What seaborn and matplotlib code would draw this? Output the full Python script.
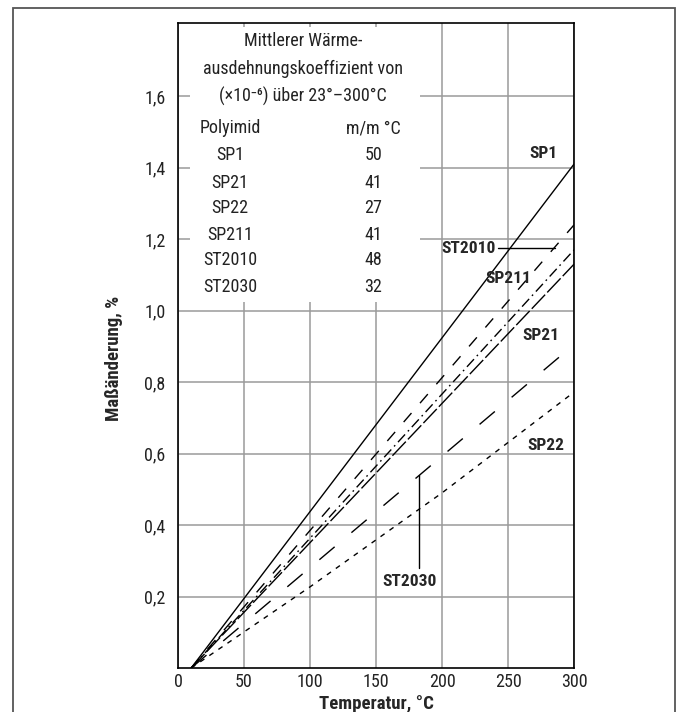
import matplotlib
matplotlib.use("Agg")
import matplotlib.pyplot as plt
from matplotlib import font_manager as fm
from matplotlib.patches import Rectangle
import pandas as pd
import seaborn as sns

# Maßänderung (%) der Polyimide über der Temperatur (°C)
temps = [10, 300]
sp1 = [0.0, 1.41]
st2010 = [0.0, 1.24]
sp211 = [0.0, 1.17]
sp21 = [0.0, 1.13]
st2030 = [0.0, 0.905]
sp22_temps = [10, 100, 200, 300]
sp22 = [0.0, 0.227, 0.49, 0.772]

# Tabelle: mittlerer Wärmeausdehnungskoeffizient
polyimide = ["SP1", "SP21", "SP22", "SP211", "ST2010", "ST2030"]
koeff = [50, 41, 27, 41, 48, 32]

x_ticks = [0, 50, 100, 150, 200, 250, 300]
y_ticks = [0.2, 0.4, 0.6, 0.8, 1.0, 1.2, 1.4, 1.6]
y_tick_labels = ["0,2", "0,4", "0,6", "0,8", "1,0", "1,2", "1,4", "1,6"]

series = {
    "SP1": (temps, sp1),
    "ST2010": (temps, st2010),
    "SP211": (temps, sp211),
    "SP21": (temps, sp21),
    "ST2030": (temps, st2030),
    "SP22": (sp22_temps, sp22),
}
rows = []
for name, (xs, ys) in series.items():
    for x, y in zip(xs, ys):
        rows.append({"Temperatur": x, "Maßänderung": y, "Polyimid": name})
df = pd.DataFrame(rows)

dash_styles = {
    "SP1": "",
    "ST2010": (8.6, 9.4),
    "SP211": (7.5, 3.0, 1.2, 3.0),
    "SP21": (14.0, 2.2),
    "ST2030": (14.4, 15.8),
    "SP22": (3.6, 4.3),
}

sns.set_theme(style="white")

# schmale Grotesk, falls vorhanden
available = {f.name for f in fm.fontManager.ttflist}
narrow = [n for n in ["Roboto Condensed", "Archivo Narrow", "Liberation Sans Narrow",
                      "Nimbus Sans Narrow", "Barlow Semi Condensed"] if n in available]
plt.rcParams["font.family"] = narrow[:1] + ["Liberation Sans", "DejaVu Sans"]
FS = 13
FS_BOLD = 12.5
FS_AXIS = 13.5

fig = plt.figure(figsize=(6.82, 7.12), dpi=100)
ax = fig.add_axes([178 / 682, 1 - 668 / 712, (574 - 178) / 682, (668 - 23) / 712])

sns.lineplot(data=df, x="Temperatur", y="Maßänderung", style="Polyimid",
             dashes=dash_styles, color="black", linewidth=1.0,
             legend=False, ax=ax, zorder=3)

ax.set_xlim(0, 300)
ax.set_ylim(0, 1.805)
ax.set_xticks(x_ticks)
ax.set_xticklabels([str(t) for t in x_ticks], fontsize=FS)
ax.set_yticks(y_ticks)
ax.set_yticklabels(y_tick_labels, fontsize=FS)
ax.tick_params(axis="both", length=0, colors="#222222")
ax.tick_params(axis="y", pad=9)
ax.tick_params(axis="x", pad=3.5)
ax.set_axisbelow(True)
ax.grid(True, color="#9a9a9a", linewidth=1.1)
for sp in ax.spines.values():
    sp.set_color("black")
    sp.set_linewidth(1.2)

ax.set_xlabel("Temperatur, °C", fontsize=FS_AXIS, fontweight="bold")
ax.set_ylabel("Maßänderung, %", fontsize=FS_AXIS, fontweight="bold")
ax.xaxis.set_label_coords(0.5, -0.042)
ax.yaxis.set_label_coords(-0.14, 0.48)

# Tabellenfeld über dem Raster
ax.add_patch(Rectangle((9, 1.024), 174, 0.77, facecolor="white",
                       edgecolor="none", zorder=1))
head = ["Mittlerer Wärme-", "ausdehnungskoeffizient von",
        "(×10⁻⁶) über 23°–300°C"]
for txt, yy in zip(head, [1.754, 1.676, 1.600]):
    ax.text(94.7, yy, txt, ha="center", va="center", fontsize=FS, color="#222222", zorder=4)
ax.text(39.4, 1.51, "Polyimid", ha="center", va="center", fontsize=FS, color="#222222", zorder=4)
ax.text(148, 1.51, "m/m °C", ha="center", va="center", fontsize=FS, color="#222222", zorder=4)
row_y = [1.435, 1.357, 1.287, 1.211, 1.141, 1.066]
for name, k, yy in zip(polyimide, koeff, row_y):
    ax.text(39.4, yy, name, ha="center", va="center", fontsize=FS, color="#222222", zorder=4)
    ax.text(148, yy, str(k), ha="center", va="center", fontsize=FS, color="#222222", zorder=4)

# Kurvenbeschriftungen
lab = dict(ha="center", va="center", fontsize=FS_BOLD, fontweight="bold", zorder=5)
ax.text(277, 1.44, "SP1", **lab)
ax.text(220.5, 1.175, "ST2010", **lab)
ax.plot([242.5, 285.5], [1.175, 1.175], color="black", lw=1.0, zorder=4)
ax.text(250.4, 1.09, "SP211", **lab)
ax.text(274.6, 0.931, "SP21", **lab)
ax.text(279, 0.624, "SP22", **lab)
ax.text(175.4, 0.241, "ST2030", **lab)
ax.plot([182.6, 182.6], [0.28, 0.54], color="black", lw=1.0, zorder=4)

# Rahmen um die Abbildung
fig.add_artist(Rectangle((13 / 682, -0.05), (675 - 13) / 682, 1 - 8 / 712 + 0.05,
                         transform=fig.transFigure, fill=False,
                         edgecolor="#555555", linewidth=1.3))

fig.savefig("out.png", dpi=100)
* * * * * * *
Aim of the task: Quote the data above in full and without alteration; skip the pictures.

The reply:
What seaborn and matplotlib code would draw this? Output the full Python script.
import matplotlib
matplotlib.use("Agg")
import matplotlib.pyplot as plt
from matplotlib import font_manager as fm
from matplotlib.patches import Rectangle
import pandas as pd
import seaborn as sns

# Maßänderung (%) der Polyimide über der Temperatur (°C)
temps = [10, 300]
sp1 = [0.0, 1.41]
st2010 = [0.0, 1.24]
sp211 = [0.0, 1.17]
sp21 = [0.0, 1.13]
st2030 = [0.0, 0.905]
sp22_temps = [10, 100, 200, 300]
sp22 = [0.0, 0.227, 0.49, 0.772]

# Tabelle: mittlerer Wärmeausdehnungskoeffizient
polyimide = ["SP1", "SP21", "SP22", "SP211", "ST2010", "ST2030"]
koeff = [50, 41, 27, 41, 48, 32]

x_ticks = [0, 50, 100, 150, 200, 250, 300]
y_ticks = [0.2, 0.4, 0.6, 0.8, 1.0, 1.2, 1.4, 1.6]
y_tick_labels = ["0,2", "0,4", "0,6", "0,8", "1,0", "1,2", "1,4", "1,6"]

series = {
    "SP1": (temps, sp1),
    "ST2010": (temps, st2010),
    "SP211": (temps, sp211),
    "SP21": (temps, sp21),
    "ST2030": (temps, st2030),
    "SP22": (sp22_temps, sp22),
}
rows = []
for name, (xs, ys) in series.items():
    for x, y in zip(xs, ys):
        rows.append({"Temperatur": x, "Maßänderung": y, "Polyimid": name})
df = pd.DataFrame(rows)

dash_styles = {
    "SP1": "",
    "ST2010": (8.6, 9.4),
    "SP211": (7.5, 3.0, 1.2, 3.0),
    "SP21": (14.0, 2.2),
    "ST2030": (14.4, 15.8),
    "SP22": (3.6, 4.3),
}

sns.set_theme(style="white")

# schmale Grotesk, falls vorhanden
available = {f.name for f in fm.fontManager.ttflist}
narrow = [n for n in ["Roboto Condensed", "Archivo Narrow", "Liberation Sans Narrow",
                      "Nimbus Sans Narrow", "Barlow Semi Condensed"] if n in available]
plt.rcParams["font.family"] = narrow[:1] + ["Liberation Sans", "DejaVu Sans"]
FS = 13
FS_BOLD = 12.5
FS_AXIS = 13.5

fig = plt.figure(figsize=(6.82, 7.12), dpi=100)
ax = fig.add_axes([178 / 682, 1 - 668 / 712, (574 - 178) / 682, (668 - 23) / 712])

sns.lineplot(data=df, x="Temperatur", y="Maßänderung", style="Polyimid",
             dashes=dash_styles, color="black", linewidth=1.0,
             legend=False, ax=ax, zorder=3)

ax.set_xlim(0, 300)
ax.set_ylim(0, 1.805)
ax.set_xticks(x_ticks)
ax.set_xticklabels([str(t) for t in x_ticks], fontsize=FS)
ax.set_yticks(y_ticks)
ax.set_yticklabels(y_tick_labels, fontsize=FS)
ax.tick_params(axis="both", length=0, colors="#222222")
ax.tick_params(axis="y", pad=9)
ax.tick_params(axis="x", pad=3.5)
ax.set_axisbelow(True)
ax.grid(True, color="#9a9a9a", linewidth=1.1)
for sp in ax.spines.values():
    sp.set_color("black")
    sp.set_linewidth(1.2)

ax.set_xlabel("Temperatur, °C", fontsize=FS_AXIS, fontweight="bold")
ax.set_ylabel("Maßänderung, %", fontsize=FS_AXIS, fontweight="bold")
ax.xaxis.set_label_coords(0.5, -0.042)
ax.yaxis.set_label_coords(-0.14, 0.48)

# Tabellenfeld über dem Raster
ax.add_patch(Rectangle((9, 1.024), 174, 0.77, facecolor="white",
                       edgecolor="none", zorder=1))
head = ["Mittlerer Wärme-", "ausdehnungskoeffizient von",
        "(×10⁻⁶) über 23°–300°C"]
for txt, yy in zip(head, [1.754, 1.676, 1.600]):
    ax.text(94.7, yy, txt, ha="center", va="center", fontsize=FS, color="#222222", zorder=4)
ax.text(39.4, 1.51, "Polyimid", ha="center", va="center", fontsize=FS, color="#222222", zorder=4)
ax.text(148, 1.51, "m/m °C", ha="center", va="center", fontsize=FS, color="#222222", zorder=4)
row_y = [1.435, 1.357, 1.287, 1.211, 1.141, 1.066]
for name, k, yy in zip(polyimide, koeff, row_y):
    ax.text(39.4, yy, name, ha="center", va="center", fontsize=FS, color="#222222", zorder=4)
    ax.text(148, yy, str(k), ha="center", va="center", fontsize=FS, color="#222222", zorder=4)

# Kurvenbeschriftungen
lab = dict(ha="center", va="center", fontsize=FS_BOLD, fontweight="bold", zorder=5)
ax.text(277, 1.44, "SP1", **lab)
ax.text(220.5, 1.175, "ST2010", **lab)
ax.plot([242.5, 285.5], [1.175, 1.175], color="black", lw=1.0, zorder=4)
ax.text(250.4, 1.09, "SP211", **lab)
ax.text(274.6, 0.931, "SP21", **lab)
ax.text(279, 0.624, "SP22", **lab)
ax.text(175.4, 0.241, "ST2030", **lab)
ax.plot([182.6, 182.6], [0.28, 0.54], color="black", lw=1.0, zorder=4)

# Rahmen um die Abbildung
fig.add_artist(Rectangle((13 / 682, -0.05), (675 - 13) / 682, 1 - 8 / 712 + 0.05,
                         transform=fig.transFigure, fill=False,
                         edgecolor="#555555", linewidth=1.3))

fig.savefig("out.png", dpi=100)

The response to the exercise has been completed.